Hooker has great admiration for young white guitarists who have taken on
the blues. He says Eric Clapton and the late Stevie Ray Vaughan should be
admired for their dedication to playing true blues.
"You know, I love Eric Clapton, but I've never had the chance to do a
record with him," Hooker says. "That's one thing I would like to do. You
listen to him play and you can tell that he loves the music. He ain't
doin' it to make money; he's doin' it because he loves the music. I
don't think he really knows how much I admire him."
Wider audience
Hooker is hard-pressed to explain the ferocity or inspiration behind his
music. The best he can do is credit it to intuition.
"I don't know how they come to me," he says. "I just get an idea and then
all of a sudden I've got a song. I remember back in Detroit, I used to go
to the Apex Bar every night after I got off work. The bartender there used
to call me Boom Boom. I don't know why, but he did.

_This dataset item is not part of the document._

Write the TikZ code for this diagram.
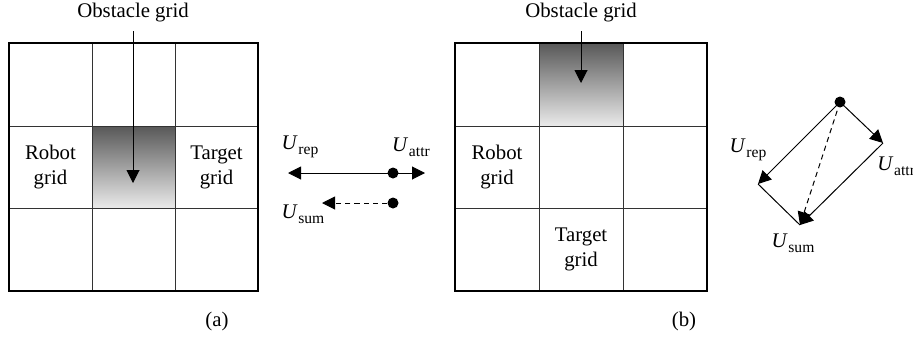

One night, I walked in
and he said, 'Boom Boom, you're late.' I said to myself, 'That sounds
like a song.' "
The resulting song, "Boom Boom", became a staple in Hooker's repertoire
and was introduced to a wider audience in the early 1960's when a British
invasion band -- The Animals -- adapted it to rock. Hooker subsequently
re-recorded the song for his hit 1992 album of the same name.
As for the future, Hooker says he can't imagine giving up performing, even
though he acknowledges time is against him.
"Oh, I still like to play and I still play when I want to," he says. "But I
don't want to do no big tours or go out on the road. I like the small
clubs. I like dropping into a small club and playing with some people,
trying to help them get a start. I do benefits. I do them all the time.
There's so many people out there that needs help that I can't say I
won't help them.
"You know, I feel like I'm the father of a whole lot of people. I'm not
their real dad, but I am their (musical) dad. They know that and so do I."